Our 2005 research revealed that across Australia there were some similarities in health privacy legislation where identified data may be used in health research. There were also some differences in regulations which were highlighted by those between the ACT and WA. At the time of the review the ACT had legislation covering health information privacy but no provisions to use or disclose health information for health research.16 This was in contrast to WA where there was no regulation covering use and disclosure of health information.10–11 This may explain why data linkage has been used there for a number of years in a variety of research areas.1–6
The ACT Government determined that further provisions were required relating generally to health research.
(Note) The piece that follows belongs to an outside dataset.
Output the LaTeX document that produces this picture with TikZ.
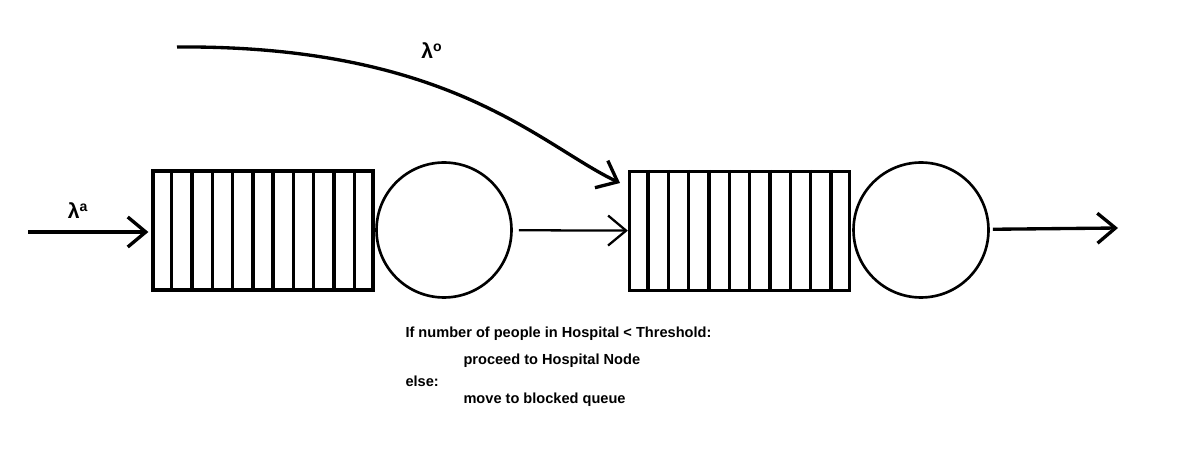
\documentclass[tikz,border=0pt]{standalone}
\usepackage{fontspec}
\setmainfont{Liberation Sans}
\usetikzlibrary{calc, arrows.meta}

\begin{document}
\begin{tikzpicture}[>={Straight Barb[length=3.6mm, width=6mm]}, x=0.02cm, y=-0.02cm, semithick]
                        \tikzset{queuebox/.style={draw, line width=1.9pt, minimum width=4.4cm, minimum height=2.38cm, inner sep=0pt}};
                        \tikzset{server/.style={draw, circle, line width=1.5pt, minimum size=2.7cm, inner sep=0pt}};
                        \tikzset{divider/.style={line width=1.9pt}};
                        \tikzset{flow/.style={->, line width=1.9pt}};
                        \tikzset{rate/.style={font=\fontsize{12}{14}\selectfont\bfseries}};
                        \tikzset{rule/.style={anchor=west, inner sep=0pt, font=\fontsize{8.3}{10}\selectfont\bfseries}};
                        \useasboundingbox (0, 0) rectangle (1200, 455);
                        \node[queuebox] (q1) at (263, 230.5) {};
                        \node[server] (s1) at (444, 230) {};
                        \node[queuebox] (q2) at (739.5, 231) {};
                        \node[server] (s2) at (921, 230) {};
                        \foreach \q in {q1, q2}
                            \foreach \k in {1, ..., 10}
                                \draw[divider] ($(\q.north west)!\k/11!(\q.north east)$) -- ($(\q.south west)!\k/11!(\q.south east)$);
                        \coordinate (arrive) at (28, 232);
                        \coordinate (exit) at (1118, 228);
                        \coordinate (bypass) at (177, 47);
                        \coordinate (merge) at (620, 183);
                        \draw[flow, shorten >=0.06cm] (arrive) -- (arrive -| q1.west);
                        \draw[flow, line width=1.3pt, shorten <=0.12cm] (s1) -- (q2);
                        \draw[flow, shorten <=0.06cm] (s2) -- (exit);
                        \draw[flow] (bypass) .. controls (450, 45) and (540, 145) .. (merge);
                        \node[rate] (lama) at (78, 211) {λ\textsuperscript{a}};
                        \node[rate] (lamo) at (432, 51) {λ\textsuperscript{o}};
                        \node[rule] (cond) at (405, 334) {If number of people in Hospital < Threshold:};
                        \node[rule] (thenline) at (463, 361) {proceed to Hospital Node};
                        \node[rule] (elseline) at (405, 381) {else:};
                        \node[rule] (blockline) at (463, 400) {move to blocked queue};
                    \end{tikzpicture}
\end{document}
The ACT legislation was amended and is now along similar lines to that of the NSW Health Records and Information Act 2002. This states that health information may be used or disclosed for health research, or the compilation or analysis of statistics, in the public interest and either:
- A) that purpose cannot be served by the use of information that does not identify the individual or from which the individual's identity cannot reasonably be ascertained and it is impracticable for the organisation to seek the consent of the individual for the use, or
- B) reasonable steps are taken to de-identify the information, and(ii) if the information could reasonably be expected to identify individuals, the information is not published in a generally available publication, and(iii) the use of the information is in accordance with guidelines, if any, issued by the Privacy Commissioner for the purposes of this paragraph.17
A decision was also made to include amendments which would allow controlled research using identified data.
The amendments to the ACT Health Records (Privacy and Access) Act were tabled in the Legislative Assembly in September 2005 and passed on 13 December 2005.23 The amendment to Principle 10 to allow for the disclosure of identifiable data for research purposes in controlled circumstances is consistent with the model provisions in the National Health Privacy Code as well as with current best practice.
There are considerable benefits of using identified health information in health research involving data linkage; however the benefits must be achieved while maintaining and respecting privacy and ethical concerns. If the currently accepted protocols are followed there are minimal privacy issues. While most Australian jurisdictions have rules governing use and disclosure of health information, there are inconsistencies that can impact on research where identified data are required. Once these inconsistencies are identified, however, it is positive to see movement forward to rectify them in the form of regulatory change. The amendment to the Health Records (Privacy and Access) Act introduced in the ACT in 2005 will be of benefit to future research projects where identified data are required, and which otherwise accord with ethical requirements.
The research was undertaken when Mr Ray Lovett was a Masters of Applied Epidemiology Scholar at the National Centre for Epidemiology and Population Health, College of Medicine and Health Sciences, The Australian National University, Canberra. The Masters of Applied Epidemiology program is funded by the Australian Government's Department of Health and Aging. Our thanks to staff at Winnunga Nimmityjah Aboriginal Health Service and the Australian Institute of Health and Welfare. We are grateful to The Australian National University's Legal Office for their helpful advice and to all those at ACT Health who facilitated the change in legislation. Our thanks also to Ms Julie Tongs (CEO Winuunga) and to our colleague Dr Chris Kelman for their comments on an earlier draft of this paper.